- **Aim**: Copy out the complete listing, word for word.

#### Dataset content ####

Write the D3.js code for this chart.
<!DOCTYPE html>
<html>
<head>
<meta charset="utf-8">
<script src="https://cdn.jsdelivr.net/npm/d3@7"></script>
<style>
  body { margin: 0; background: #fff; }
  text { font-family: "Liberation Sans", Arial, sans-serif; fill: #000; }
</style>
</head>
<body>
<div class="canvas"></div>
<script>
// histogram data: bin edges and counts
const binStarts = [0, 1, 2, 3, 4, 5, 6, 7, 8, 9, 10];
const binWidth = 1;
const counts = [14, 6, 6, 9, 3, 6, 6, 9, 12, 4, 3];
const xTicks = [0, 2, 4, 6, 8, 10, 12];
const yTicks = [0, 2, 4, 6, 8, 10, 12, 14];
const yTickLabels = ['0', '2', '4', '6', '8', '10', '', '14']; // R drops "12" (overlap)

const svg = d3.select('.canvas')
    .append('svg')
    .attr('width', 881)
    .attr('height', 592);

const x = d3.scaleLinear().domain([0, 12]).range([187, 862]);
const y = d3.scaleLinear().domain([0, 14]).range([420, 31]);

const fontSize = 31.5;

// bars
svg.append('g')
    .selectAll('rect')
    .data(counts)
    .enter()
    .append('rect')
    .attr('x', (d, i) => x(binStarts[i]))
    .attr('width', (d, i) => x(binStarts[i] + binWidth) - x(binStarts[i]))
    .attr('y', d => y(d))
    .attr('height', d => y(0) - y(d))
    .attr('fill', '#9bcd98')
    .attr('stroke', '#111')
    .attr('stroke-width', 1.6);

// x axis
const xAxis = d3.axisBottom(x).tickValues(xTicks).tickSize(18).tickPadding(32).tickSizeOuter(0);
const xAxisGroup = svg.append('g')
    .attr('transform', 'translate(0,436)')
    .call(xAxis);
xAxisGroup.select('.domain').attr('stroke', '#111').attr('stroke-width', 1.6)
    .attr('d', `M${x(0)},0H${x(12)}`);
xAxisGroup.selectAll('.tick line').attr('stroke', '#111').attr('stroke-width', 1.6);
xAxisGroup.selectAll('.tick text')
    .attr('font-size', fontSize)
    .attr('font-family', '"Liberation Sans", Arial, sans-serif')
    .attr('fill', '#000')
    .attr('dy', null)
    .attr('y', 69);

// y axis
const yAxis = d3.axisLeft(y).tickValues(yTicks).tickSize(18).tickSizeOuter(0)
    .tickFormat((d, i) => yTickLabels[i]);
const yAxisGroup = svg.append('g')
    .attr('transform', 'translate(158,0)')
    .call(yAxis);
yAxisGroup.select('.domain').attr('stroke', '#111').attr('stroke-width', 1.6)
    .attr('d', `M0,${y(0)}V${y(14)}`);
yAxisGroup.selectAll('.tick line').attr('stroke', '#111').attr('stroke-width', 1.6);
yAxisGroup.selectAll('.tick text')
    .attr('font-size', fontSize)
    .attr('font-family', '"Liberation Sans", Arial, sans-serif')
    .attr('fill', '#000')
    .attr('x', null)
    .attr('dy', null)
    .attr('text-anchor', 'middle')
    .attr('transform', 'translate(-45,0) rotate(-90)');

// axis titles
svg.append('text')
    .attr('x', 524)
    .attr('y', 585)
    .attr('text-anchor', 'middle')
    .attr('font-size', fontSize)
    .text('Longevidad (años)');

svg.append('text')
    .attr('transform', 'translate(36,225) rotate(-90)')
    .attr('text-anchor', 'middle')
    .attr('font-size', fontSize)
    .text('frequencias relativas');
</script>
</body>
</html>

####

- **Written response**:
Write the D3.js code for this chart.
<!DOCTYPE html>
<html>
<head>
<meta charset="utf-8">
<script src="https://cdn.jsdelivr.net/npm/d3@7"></script>
<style>
  body { margin: 0; background: #fff; }
  text { font-family: "Liberation Sans", Arial, sans-serif; fill: #000; }
</style>
</head>
<body>
<div class="canvas"></div>
<script>
// histogram data: bin edges and counts
const binStarts = [0, 1, 2, 3, 4, 5, 6, 7, 8, 9, 10];
const binWidth = 1;
const counts = [14, 6, 6, 9, 3, 6, 6, 9, 12, 4, 3];
const xTicks = [0, 2, 4, 6, 8, 10, 12];
const yTicks = [0, 2, 4, 6, 8, 10, 12, 14];
const yTickLabels = ['0', '2', '4', '6', '8', '10', '', '14']; // R drops "12" (overlap)

const svg = d3.select('.canvas')
    .append('svg')
    .attr('width', 881)
    .attr('height', 592);

const x = d3.scaleLinear().domain([0, 12]).range([187, 862]);
const y = d3.scaleLinear().domain([0, 14]).range([420, 31]);

const fontSize = 31.5;

// bars
svg.append('g')
    .selectAll('rect')
    .data(counts)
    .enter()
    .append('rect')
    .attr('x', (d, i) => x(binStarts[i]))
    .attr('width', (d, i) => x(binStarts[i] + binWidth) - x(binStarts[i]))
    .attr('y', d => y(d))
    .attr('height', d => y(0) - y(d))
    .attr('fill', '#9bcd98')
    .attr('stroke', '#111')
    .attr('stroke-width', 1.6);

// x axis
const xAxis = d3.axisBottom(x).tickValues(xTicks).tickSize(18).tickPadding(32).tickSizeOuter(0);
const xAxisGroup = svg.append('g')
    .attr('transform', 'translate(0,436)')
    .call(xAxis);
xAxisGroup.select('.domain').attr('stroke', '#111').attr('stroke-width', 1.6)
    .attr('d', `M${x(0)},0H${x(12)}`);
xAxisGroup.selectAll('.tick line').attr('stroke', '#111').attr('stroke-width', 1.6);
xAxisGroup.selectAll('.tick text')
    .attr('font-size', fontSize)
    .attr('font-family', '"Liberation Sans", Arial, sans-serif')
    .attr('fill', '#000')
    .attr('dy', null)
    .attr('y', 69);

// y axis
const yAxis = d3.axisLeft(y).tickValues(yTicks).tickSize(18).tickSizeOuter(0)
    .tickFormat((d, i) => yTickLabels[i]);
const yAxisGroup = svg.append('g')
    .attr('transform', 'translate(158,0)')
    .call(yAxis);
yAxisGroup.select('.domain').attr('stroke', '#111').attr('stroke-width', 1.6)
    .attr('d', `M0,${y(0)}V${y(14)}`);
yAxisGroup.selectAll('.tick line').attr('stroke', '#111').attr('stroke-width', 1.6);
yAxisGroup.selectAll('.tick text')
    .attr('font-size', fontSize)
    .attr('font-family', '"Liberation Sans", Arial, sans-serif')
    .attr('fill', '#000')
    .attr('x', null)
    .attr('dy', null)
    .attr('text-anchor', 'middle')
    .attr('transform', 'translate(-45,0) rotate(-90)');

// axis titles
svg.append('text')
    .attr('x', 524)
    .attr('y', 585)
    .attr('text-anchor', 'middle')
    .attr('font-size', fontSize)
    .text('Longevidad (años)');

svg.append('text')
    .attr('transform', 'translate(36,225) rotate(-90)')
    .attr('text-anchor', 'middle')
    .attr('font-size', fontSize)
    .text('frequencias relativas');
</script>
</body>
</html>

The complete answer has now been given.